Associated boundaries: lower scales
(not exhaustive)
  • Neural network architecture: The individual layers and nodes that process information within the model.
  • Training datasets: The vast text corpora used to develop the model’s language capabilities.
  • Tokenization and embeddings: The sub-word and word representations that allow the model to interpret and generate text.

Understanding adjacent boundaries (Biological types only)

Lower-fidelity copies
(not exhaustive)

NA

Higher-abstract wholes
(not exhaustive)

NA

Understanding interactions

Most commonly interacting boundaries
at similar scales (not exhaustive)

1. Users (Researchers, Developers, End-Users)

  • Role: Send prompts, receive outputs, and provide feedback on responses.
  • Timing: On-demand whenever someone types a query or integrates the model into an application.
  • Symmetry: One-way—user gives text prompt; model returns text—but user feedback can guide future fine-tuning.

 

2. Training Data (Large Text Corpora)

  • Role: Provides patterns and examples that LLM learns from.
  • Timing: Once during training; updated periodically when retraining or fine-tuning.
  • Effect: Quality and bias of data directly affect model’s output accuracy and fairness.

 

3. Compute Infrastructure (GPUs, TPUs, Servers)

  • Role: Supply processing power and memory for both training and inference.
  • Timing: Continuous usage during training (weeks to months) and on-demand for inference (milliseconds per query).
  • Effect: Faster hardware speeds up training and reduces response latency; limited resources slow operations.

 

4. External Tools and APIs (Databases, Knowledge Bases, Plugins)

  • Role: Augment LLM outputs with up-to-date facts or specialized functions (e.g., math solver).
  • Timing: Real-time calls during inference when model needs specific data or tools.
  • Effect: Improves accuracy on niche tasks; adds complexity in coordinating prompts and tool results.
Mechanism for common interactions
(not exhaustive)

1. Prompt Processing (Tokenization and Encoding)
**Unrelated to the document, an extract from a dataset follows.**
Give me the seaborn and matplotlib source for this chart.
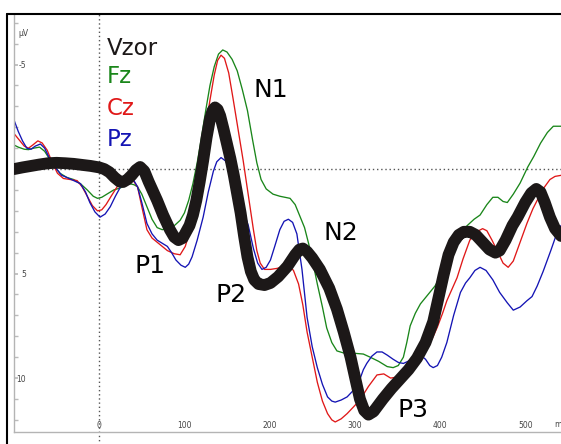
import matplotlib
matplotlib.use("Agg")
import matplotlib.pyplot as plt
from matplotlib.lines import Line2D
import seaborn as sns

sns.set_theme(style="white")
plt.rcParams["font.family"] = ["DejaVu Sans"]
plt.rcParams["axes.unicode_minus"] = False

# ERP waveforms (ms, µV), negative plotted upward
vzor_t = [-100, -90, -80, -70, -60, -50, -40, -30, -20, -10, 0, 6, 12, 18, 24, 28, 33, 38, 43,
          48, 53, 58, 63, 68, 75, 83, 88, 93, 98, 102, 106, 110, 114, 118, 122, 126, 130, 133,
          136, 139, 142, 146, 150, 154, 158, 162, 166, 170, 174, 178, 182, 187, 194, 201, 210,
          221, 230, 235, 239, 244, 250, 259, 270, 279, 287, 295, 301, 306, 311, 316, 322, 333,
          343, 353, 363, 373, 383, 392, 398, 404, 410, 416, 422, 428, 435, 442, 450, 458, 465,
          470, 477, 485, 491, 500, 507, 513, 518, 523, 529, 535, 542]
vzor_v = [0.0, -0.08, -0.15, -0.22, -0.28, -0.3, -0.28, -0.25, -0.2, -0.15, -0.08, 0.0, 0.15,
          0.4, 0.6, 0.62, 0.5, 0.3, 0.05, -0.1, 0.1, 0.6, 1.05, 1.5, 2.2, 2.9, 3.25, 3.4, 3.3,
          3.0, 2.7, 2.2, 1.5, 0.6, -0.4, -1.5, -2.4, -2.8, -2.95, -2.85, -2.55, -1.9, -1.2,
          -0.5, 0.3, 1.2, 2.1, 3.2, 4.2, 4.9, 5.3, 5.5, 5.55, 5.45, 5.15, 4.65, 4.1, 3.85, 3.8,
          3.95, 4.25, 4.8, 5.7, 6.7, 7.8, 9.0, 10.1, 11.0, 11.55, 11.75, 11.6, 11.0, 10.5,
          10.05, 9.6, 9.05, 8.3, 7.3, 6.2, 5.1, 4.1, 3.5, 3.15, 3.0, 3.0, 3.15, 3.5, 3.85, 4.0,
          3.9, 3.4, 2.7, 2.3, 1.6, 1.15, 0.95, 1.1, 1.6, 2.3, 2.85, 3.2]

fz_t = [-100, -95, -88, -83, -77, -70, -64, -57, -51, -46, -38, -30, -22, -14, -7, -2, 3, 9,
        17, 25, 31, 36, 41, 45, 50, 56, 62, 68, 74, 80, 87, 95, 100, 105, 110, 115, 120, 125,
        130, 135, 140, 145, 150, 156, 162, 168, 174, 180, 185, 190, 196, 204, 212, 218, 224,
        230, 236, 241, 246, 251, 256, 262, 267, 273, 279, 287, 295, 310, 318, 328, 338, 345,
        351, 357, 361, 365, 371, 377, 383, 388, 394, 400, 408, 416, 424, 432, 440, 447, 455,
        462, 468, 474, 479, 486, 494, 503, 510, 518, 526, 533, 542]
fz_v = [-1.15, -1.05, -0.95, -0.93, -1.0, -1.05, -0.85, -0.4, -0.05, 0.2, 0.4, 0.5, 0.7, 1.0,
        1.3, 1.4, 1.35, 1.2, 1.0, 0.9, 0.75, 0.7, 0.75, 0.85, 1.2, 1.8, 2.4, 2.8, 2.9, 2.85,
        2.75, 2.45, 2.1, 1.5, 0.7, -0.3, -1.5, -2.8, -4.0, -4.9, -5.5, -5.7, -5.6, -5.25,
        -4.7, -3.8, -2.8, -1.4, -0.3, 0.5, 0.95, 1.2, 1.3, 1.35, 1.4, 1.7, 2.3, 2.8, 3.6, 4.5,
        5.5, 6.6, 7.6, 8.3, 8.7, 8.8, 8.8, 8.85, 9.0, 9.2, 9.45, 9.5, 9.4, 9.0, 8.3, 7.5, 6.9,
        6.45, 6.15, 5.9, 5.6, 5.2, 4.4, 3.6, 3.05, 2.7, 2.4, 2.2, 1.7, 1.35, 1.35, 1.55, 1.6,
        1.2, 0.67, -0.1, -0.6, -1.24, -1.75, -2.05, -2.05]

cz_t = [-100, -94, -88, -83, -78, -72, -67, -61, -55, -49, -42, -34, -26, -20, -14, -8, -2, 3,
        8, 14, 21, 27, 33, 39, 45, 50, 56, 62, 68, 74, 80, 88, 95, 101, 107, 112, 118, 124,
        130, 135, 139, 143, 147, 152, 157, 163, 169, 173, 177, 181, 185, 189, 194, 201, 209,
        216, 222, 228, 234, 239, 244, 250, 256, 262, 268, 273, 277, 284, 291, 298, 306, 316,
        326, 334, 342, 350, 357, 365, 373, 380, 385, 391, 397, 403, 408, 414, 420, 427, 435,
        443, 450, 455, 461, 467, 474, 480, 486, 494, 502, 509, 514, 521, 529, 535, 542]
cz_v = [-1.7, -1.4, -1.1, -1.0, -1.15, -1.35, -1.25, -0.9, -0.3, 0.2, 0.45, 0.5, 0.55, 0.85,
        1.3, 1.75, 2.0, 1.95, 1.7, 1.3, 0.85, 0.55, 0.4, 0.5, 0.85, 1.8, 2.9, 3.3, 3.5, 3.7,
        3.9, 4.05, 4.1, 3.7, 2.9, 1.6, 0.0, -1.8, -3.3, -4.5, -5.2, -5.45, -5.3, -4.6, -3.4,
        -1.9, -0.4, 0.7, 1.8, 2.9, 3.9, 4.5, 4.8, 4.8, 4.75, 4.65, 4.6, 4.85, 5.5, 6.5, 7.8,
        9.0, 10.2, 11.1, 11.7, 12.0, 12.1, 11.95, 11.7, 11.4, 11.05, 10.4, 9.85, 9.8, 10.0,
        9.95, 9.8, 9.5, 9.1, 8.75, 8.5, 8.1, 7.55, 6.9, 6.3, 5.75, 5.2, 4.3, 3.4, 3.0, 2.85,
        2.95, 3.4, 3.9, 4.5, 4.7, 4.4, 3.5, 2.6, 1.9, 1.5, 0.95, 0.5, 0.35, 0.3]

pz_t = [-100, -95, -90, -85, -80, -75, -69, -64, -60, -55, -49, -44, -38, -30, -22, -16, -11,
        -5, 1, 7, 13, 19, 25, 30, 34, 40, 45, 50, 56, 62, 68, 74, 80, 85, 90, 96, 101, 105,
        109, 115, 122, 128, 134, 138, 143, 148, 154, 160, 165, 170, 175, 181, 186, 191, 196,
        201, 206, 212, 217, 222, 227, 232, 238, 244, 250, 256, 262, 268, 273, 277, 284, 291,
        298, 306, 310, 314, 320, 326, 332, 338, 345, 351, 357, 365, 371, 377, 383, 388, 392,
        397, 402, 408, 416, 424, 430, 435, 441, 447, 454, 462, 470, 479, 486, 494, 502, 508,
        514, 521, 530, 536, 542]
pz_v = [-2.35, -1.8, -1.35, -1.0, -0.95, -1.1, -1.2, -1.0, -0.65, -0.3, 0.05, 0.3, 0.4, 0.55,
        0.7, 1.1, 1.6, 2.05, 2.3, 2.15, 1.8, 1.3, 0.85, 0.55, 0.4, 0.5, 0.85, 1.6, 2.6, 3.1,
        3.4, 3.55, 3.7, 4.0, 4.35, 4.6, 4.7, 4.55, 4.2, 3.4, 2.3, 1.1, 0.1, -0.35, -0.55,
        -0.4, 0.05, 0.8, 1.6, 2.1, 2.7, 3.8, 4.5, 4.8, 4.7, 4.35, 3.7, 2.9, 2.5, 2.4, 2.55,
        3.1, 4.8, 7.1, 8.5, 9.5, 10.3, 10.9, 11.1, 11.15, 11.05, 10.9, 10.6, 10.05, 9.6, 9.3,
        8.95, 8.75, 8.75, 8.9, 9.1, 9.25, 9.3, 9.15, 8.95, 8.9, 9.1, 9.4, 9.5, 9.4, 9.0, 8.3,
        7.0, 5.9, 5.45, 5.2, 4.85, 4.7, 4.85, 5.3, 5.9, 6.4, 6.75, 6.6, 6.3, 6.1, 5.6, 4.9,
        3.9, 3.2, 2.7]

channels = ["Fz", "Cz", "Pz"]
colors = {"Vzor": "#1c1818", "Fz": "#1a861a", "Cz": "#e01818", "Pz": "#1414b4"}

components = ["P1", "N1", "P2", "N2", "P3"]
comp_t = [42, 181, 136, 263, 350]
comp_v = [4.98, -3.44, 6.36, 3.4, 11.87]

fig = plt.figure(figsize=(5.61, 4.44), dpi=100)
ax = fig.add_axes([14 / 561, 12 / 444, 547 / 561, 418 / 444])

ax.axhline(0, color="#555555", lw=1, ls=(0, (1, 2)), zorder=1)
ax.axvline(0, ymin=-0.03, ymax=1, color="#555555", lw=1, ls=(0, (1, 2)), clip_on=False, zorder=1)

for name, t, v in [("Fz", fz_t, fz_v), ("Cz", cz_t, cz_v), ("Pz", pz_t, pz_v)]:
    sns.lineplot(x=t, y=v, ax=ax, color=colors[name], linewidth=0.95, estimator=None, zorder=2)
sns.lineplot(x=vzor_t, y=vzor_v, ax=ax, color=colors["Vzor"], linewidth=8.5,
             estimator=None, zorder=3, solid_joinstyle="round")

ax.set_xlim(-100, 542)
ax.set_ylim(12.58, -7.42)
ax.set_xlabel("")
ax.set_ylabel("")

ax.set_xticks([0, 100, 200, 300, 400, 500])
ax.set_yticks([-5, 5, 10])
ax.set_yticks(range(-7, 13), minor=True)
ax.tick_params(axis="x", which="major", direction="in", length=0, pad=-8,
               labelsize=5.5, labelcolor="#444444")
ax.tick_params(axis="y", which="major", direction="in", length=3, pad=-8.5,
               labelsize=5.5, labelcolor="#444444", color="#bbbbbb", left=True)
ax.tick_params(axis="y", which="minor", direction="in", length=3, color="#bbbbbb", left=True)
ax.text(-95, -6.5, "µV", fontsize=5.5, color="#444444", ha="left", va="center")
ax.text(534, 0.017, "ms", fontsize=5.5, color="#444444", ha="left", va="center",
        transform=ax.get_xaxis_transform())

for s in ["top", "right"]:
    ax.spines[s].set_visible(False)
for s in ["left", "bottom"]:
    ax.spines[s].set_color("#b4b4b4")
    ax.spines[s].set_linewidth(1)

# outer frame
fig.add_artist(Line2D([7 / 561, 1], [430 / 444, 430 / 444], color="black", lw=1.5))
fig.add_artist(Line2D([7 / 561, 7 / 561], [0, 430 / 444], color="black", lw=1.5))

# legend as coloured words
leg_base = [-5.45, -4.11, -2.6, -1.1]
for name, vb in zip(["Vzor"] + channels, leg_base):
    ax.text(9.4, vb, name, color=colors[name], fontsize=16.5, ha="left", va="baseline")

for lab, t, v in zip(components, comp_t, comp_v):
    ax.text(t, v, lab, color="black", fontsize=18, ha="left", va="baseline")

fig.savefig("out.png", dpi=100)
  • How It Starts: User’s text prompt is broken into tokens (words or subwords).
  • What Flows: Tokens convert into numerical embeddings that the model can manipulate.
  • Effect: Sets the context for generation; poor tokenization can confuse the model or distort meaning.

 

2. Attention Mechanism (Internal Information Flow)

  • How It Starts: Model examines which parts of the prompt are most relevant at each generation step.
  • What Flows: Attention scores guide how much weight to give to each token when predicting the next word.
  • Effect: Allows the model to produce coherent and contextually relevant output, maintaining consistency across long prompts.

 

3. Parameter Update (Fine-Tuning from User Feedback)

  • How It Starts: Users label outputs as good or bad, creating a feedback dataset.
  • What Flows: Backpropagation adjusts model weights during a fine-tuning step.
  • Effect: Model improves on specific tasks or domains but may also overfit if feedback is narrow.

 

4. Resource Management (Scaling Across Servers)

  • How It Starts: Multiple GPUs or TPUs share the workload for large inference requests.
  • What Flows: Data parallelism—each server processes a slice of data or a portion of the token sequence.
  • Effect: Reduces response time for multi-user scenarios; balancing loads prevents bottlenecks.

Other interesting notes

  • An LLM’s boundary is functionally shaped by it’s ability to predict what a user is looking for — trained not to understand, but instead use statistics and probability to provide the best likely answer for a given user. It lives on the edge of probability, not truth, and its fluency is a mirror without memory.
  • Its paradox is that it speaks convincingly, but knows nothing — its power comes from pattern density, not perspective. Yet it reshapes how we write, think, and ask, even as it lacks any anchor in being. It mimics life without needing to be alive — reflecting our data back at us, sometimes in distorted form. It has no will, but it can persuade. No belief, yet it can generate conviction.
  • LLMs remind us that boundaries don’t always contain content — sometimes they just route energy. And sometimes, the most convincing performance of knowledge is a function of scale, not insight.